▶ _DATA SECTION_
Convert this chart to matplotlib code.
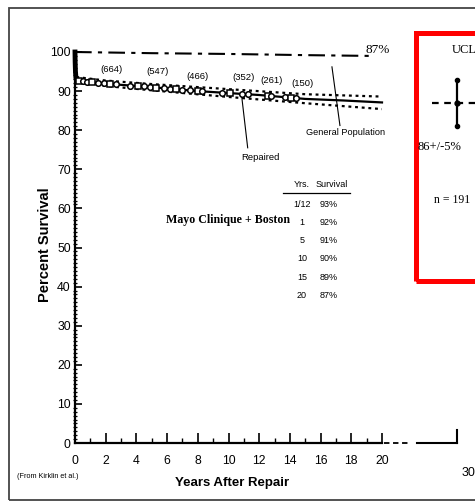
import numpy as np
import matplotlib
matplotlib.use("Agg")
import matplotlib.pyplot as plt
from matplotlib import font_manager as fm
from matplotlib.patches import Rectangle
from matplotlib.ticker import MultipleLocator

names = {f.name for f in fm.fontManager.ttflist}
NARROW = 'Liberation Sans Narrow' if 'Liberation Sans Narrow' in names else 'Liberation Sans'
SANS = 'Liberation Sans'
SERIF = 'Liberation Serif'

# ---------------- data ----------------
rep_t = [0, 0.01, 0.03, 0.06, 0.083, 0.5, 1, 2, 3, 5, 8, 10, 12, 15, 17.5, 20]
rep_s = [100, 97.5, 95, 93.5, 93, 92.5, 92.2, 92.0, 91.6, 91.0, 90.0, 89.5, 89.0, 88.0, 87.6, 87.1]
ci_t = [0.083, 2, 5, 10, 15, 20]
ci_up = [93.6, 92.7, 91.8, 90.5, 89.2, 88.6]
ci_lo = [92.4, 91.3, 90.2, 88.5, 86.9, 85.4]
gen_t = [0, 5, 10, 15, 19.2]
gen_s = [100, 99.7, 99.5, 99.2, 99.0]
cens_t = [0.25, 0.5, 0.8, 1.1, 1.5, 1.9, 2.3, 2.7, 3.6, 4.1, 4.5, 4.9, 5.3, 5.8, 6.2,
          6.6, 7.0, 7.5, 8.0, 8.3, 9.6, 10.1, 10.9, 11.3, 12.6, 12.8, 13.7, 14.1, 14.4]
cens_s = [92.7, 92.5, 92.3, 92.2, 92.1, 92.0, 91.9, 91.7, 91.4, 91.3, 91.2, 91.0, 90.9, 90.7, 90.6,
          90.5, 90.3, 90.2, 90.0, 89.9, 89.6, 89.5, 89.3, 89.2, 88.8, 88.7, 88.4, 88.3, 88.2]
risk_t = [2.4, 5.4, 8.0, 11.0, 12.8, 14.8]
risk_y = [95.6, 95.1, 93.8, 93.6, 92.6, 92.0]
risk_n = ["(664)", "(547)", "(466)", "(352)", "(261)", "(150)"]
tab_yrs = ["1/12", "1", "5", "10", "15", "20"]
tab_surv = ["93%", "92%", "91%", "90%", "89%", "87%"]
ucla_x = 30
ucla_s = 87.0
ucla_err = 5.9

W, H = 475, 504
fig = plt.figure(figsize=(W / 100, H / 100), dpi=100)
fig.patch.set_facecolor('white')

def px(x, y):
    return (x / W, 1 - y / H)

ax = fig.add_axes([75 / W, 1 - 443 / H, (382 - 75) / W, (443 - 52) / H])
ax.set_xlim(0, 20)
ax.set_ylim(0, 100)
for s in ['top', 'right']:
    ax.spines[s].set_visible(False)
ax.spines['left'].set_linewidth(1.6)
ax.spines['bottom'].set_linewidth(1.6)

ax.xaxis.set_major_locator(MultipleLocator(2))
ax.xaxis.set_minor_locator(MultipleLocator(1))
ax.yaxis.set_major_locator(MultipleLocator(10))
ax.yaxis.set_minor_locator(MultipleLocator(1))
ax.tick_params(axis='x', which='major', direction='in', length=7, width=1.2, pad=9)
ax.tick_params(axis='x', which='minor', direction='in', length=3.5, width=1.0)
ax.tick_params(axis='y', which='major', direction='in', length=5, width=1.2, pad=3)
ax.tick_params(axis='y', which='minor', direction='inout', length=3, width=0.9)
for lab in ax.get_xticklabels() + ax.get_yticklabels():
    lab.set_fontfamily(NARROW)
    lab.set_fontsize(8.8)

# curves
ax.plot(gen_t, gen_s, color='black', lw=1.5, ls=(0, (8, 3, 2, 3)), clip_on=False)
ax.plot(ci_t, ci_up, color='black', lw=1.6, ls=(0, (1.3, 1.7)))
ax.plot(ci_t, ci_lo, color='black', lw=1.6, ls=(0, (1.3, 1.7)))
ax.plot(rep_t, rep_s, color='black', lw=1.6, clip_on=False)
ax.plot(rep_t[:5], rep_s[:5], color='black', lw=3.5, clip_on=False)
for i, (t, s) in enumerate(zip(cens_t, cens_s)):
    ax.plot([t], [s], marker='o' if i % 3 else 's', ms=4.0, mfc='white', mec='black', mew=1.1,
            zorder=5)

for t, y, n in zip(risk_t, risk_y, risk_n):
    ax.text(t, y, n, fontsize=6.8, family=NARROW, ha='center', va='center')

ax.text(19.74, 100.5, "87%", fontsize=9.5, family=SERIF, ha='center', va='center')

# pointers
ax.plot([10.85, 11.25], [89.0, 75.5], color='black', lw=0.8)
ax.text(12.05, 72.9, "Repaired", fontsize=6.8, family=NARROW, ha='center', va='center')
ax.plot([16.74, 17.26], [96.2, 81.2], color='black', lw=0.8)
ax.text(17.65, 79.3, "General Population", fontsize=6.6, family=NARROW, ha='center', va='center')

ax.text(9.97, 57.0, "Mayo Clinique + Boston", fontsize=8.6, family=SERIF, weight='bold',
        ha='center', va='center')

# table
ax.text(14.79, 66.0, "Yrs.", fontsize=6.5, family=NARROW, ha='center', va='center')
ax.text(16.74, 66.0, "Survival", fontsize=6.5, family=NARROW, ha='center', va='center')
ax.plot([13.55, 17.9], [63.9, 63.9], color='black', lw=0.9)
tab_y = [61.1, 56.5, 51.9, 47.1, 42.2, 37.6]
for y, a, b in zip(tab_y, tab_yrs, tab_surv):
    ax.text(14.79, y, a, fontsize=6.5, family=NARROW, ha='center', va='center')
    ax.text(16.55, y, b, fontsize=6.5, family=NARROW, ha='center', va='center')

# broken axis continuation
ax.plot([20.1, 21.8], [0, 0], color='black', lw=1.3, ls=(0, (3, 2)), clip_on=False)

# UCLA panel (shares y scale)
ax2 = fig.add_axes([417 / W, 1 - 443 / H, (475 - 417) / W, (443 - 52) / H])
ax2.set_xlim(27.4, 27.4 + 58 / 15.35)
ax2.set_ylim(0, 100)
ax2.axis('off')
ax2.plot([27.4, 30], [0, 0], color='black', lw=1.5, clip_on=False)
ax2.plot([30, 30], [0, 3.2], color='black', lw=1.5, clip_on=False)
ax2.text(30.3, -7.7, "30", fontsize=9, family=NARROW, ha='left', va='center')
ax2.axhline(ucla_s, xmin=(432 - 417) / 58, xmax=1, color='black', lw=1.6, ls=(0, (3, 2.5)))
ax2.errorbar([ucla_x], [ucla_s], yerr=[ucla_err], fmt='o', ms=3.5, color='black', ecolor='black',
             elinewidth=1.6, capsize=0)
ax2.plot([ucla_x, ucla_x], [ucla_s - ucla_err, ucla_s + ucla_err], 'o', ms=3, color='black')
fig.text(*px(452, 50), "UCLA", fontsize=9, family=SERIF, ha='left', va='center')
fig.text(*px(417, 147), "86+/-5%", fontsize=9, family=SERIF, ha='left', va='center')
fig.text(*px(452, 200), "n = 191", fontsize=8.5, family=SERIF, ha='center', va='center')

# red box
fig.patches.append(Rectangle(px(415.5, 281), (490 - 415.5) / W, (281 - 33) / H,
                             transform=fig.transFigure, fill=False, edgecolor='#ff0000',
                             lw=3.6, clip_on=False))
# outer frame
fig.patches.append(Rectangle(px(8.5, 500), (490 - 8.5) / W, (500 - 7.5) / H,
                             transform=fig.transFigure, fill=False, edgecolor='#444444',
                             lw=1.3, clip_on=False))

# labels
fig.text(*px(45, 245), "Percent Survival", fontsize=10.5, family=SANS, weight='bold',
         rotation=90, ha='center', va='center')
fig.text(*px(232, 483), "Years After Repair", fontsize=9.5, family=NARROW, weight='bold',
         ha='center', va='center')
fig.text(*px(17, 476), "(From Kirklin et al.)", fontsize=5.2, family=NARROW, ha='left', va='center')

fig.savefig("out.png", dpi=100)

▶ _SHORT PROBLEM_
Skip the pictures and restate exactly the lines from the beginning of the listing to the line with "ax.spines['bottom'].set_linewidth(1.6)", that line included.

▶ _SOLUTION_
Convert this chart to matplotlib code.
import numpy as np
import matplotlib
matplotlib.use("Agg")
import matplotlib.pyplot as plt
from matplotlib import font_manager as fm
from matplotlib.patches import Rectangle
from matplotlib.ticker import MultipleLocator

names = {f.name for f in fm.fontManager.ttflist}
NARROW = 'Liberation Sans Narrow' if 'Liberation Sans Narrow' in names else 'Liberation Sans'
SANS = 'Liberation Sans'
SERIF = 'Liberation Serif'

# ---------------- data ----------------
rep_t = [0, 0.01, 0.03, 0.06, 0.083, 0.5, 1, 2, 3, 5, 8, 10, 12, 15, 17.5, 20]
rep_s = [100, 97.5, 95, 93.5, 93, 92.5, 92.2, 92.0, 91.6, 91.0, 90.0, 89.5, 89.0, 88.0, 87.6, 87.1]
ci_t = [0.083, 2, 5, 10, 15, 20]
ci_up = [93.6, 92.7, 91.8, 90.5, 89.2, 88.6]
ci_lo = [92.4, 91.3, 90.2, 88.5, 86.9, 85.4]
gen_t = [0, 5, 10, 15, 19.2]
gen_s = [100, 99.7, 99.5, 99.2, 99.0]
cens_t = [0.25, 0.5, 0.8, 1.1, 1.5, 1.9, 2.3, 2.7, 3.6, 4.1, 4.5, 4.9, 5.3, 5.8, 6.2,
          6.6, 7.0, 7.5, 8.0, 8.3, 9.6, 10.1, 10.9, 11.3, 12.6, 12.8, 13.7, 14.1, 14.4]
cens_s = [92.7, 92.5, 92.3, 92.2, 92.1, 92.0, 91.9, 91.7, 91.4, 91.3, 91.2, 91.0, 90.9, 90.7, 90.6,
          90.5, 90.3, 90.2, 90.0, 89.9, 89.6, 89.5, 89.3, 89.2, 88.8, 88.7, 88.4, 88.3, 88.2]
risk_t = [2.4, 5.4, 8.0, 11.0, 12.8, 14.8]
risk_y = [95.6, 95.1, 93.8, 93.6, 92.6, 92.0]
risk_n = ["(664)", "(547)", "(466)", "(352)", "(261)", "(150)"]
tab_yrs = ["1/12", "1", "5", "10", "15", "20"]
tab_surv = ["93%", "92%", "91%", "90%", "89%", "87%"]
ucla_x = 30
ucla_s = 87.0
ucla_err = 5.9

W, H = 475, 504
fig = plt.figure(figsize=(W / 100, H / 100), dpi=100)
fig.patch.set_facecolor('white')

def px(x, y):
    return (x / W, 1 - y / H)

ax = fig.add_axes([75 / W, 1 - 443 / H, (382 - 75) / W, (443 - 52) / H])
ax.set_xlim(0, 20)
ax.set_ylim(0, 100)
for s in ['top', 'right']:
    ax.spines[s].set_visible(False)
ax.spines['left'].set_linewidth(1.6)
ax.spines['bottom'].set_linewidth(1.6)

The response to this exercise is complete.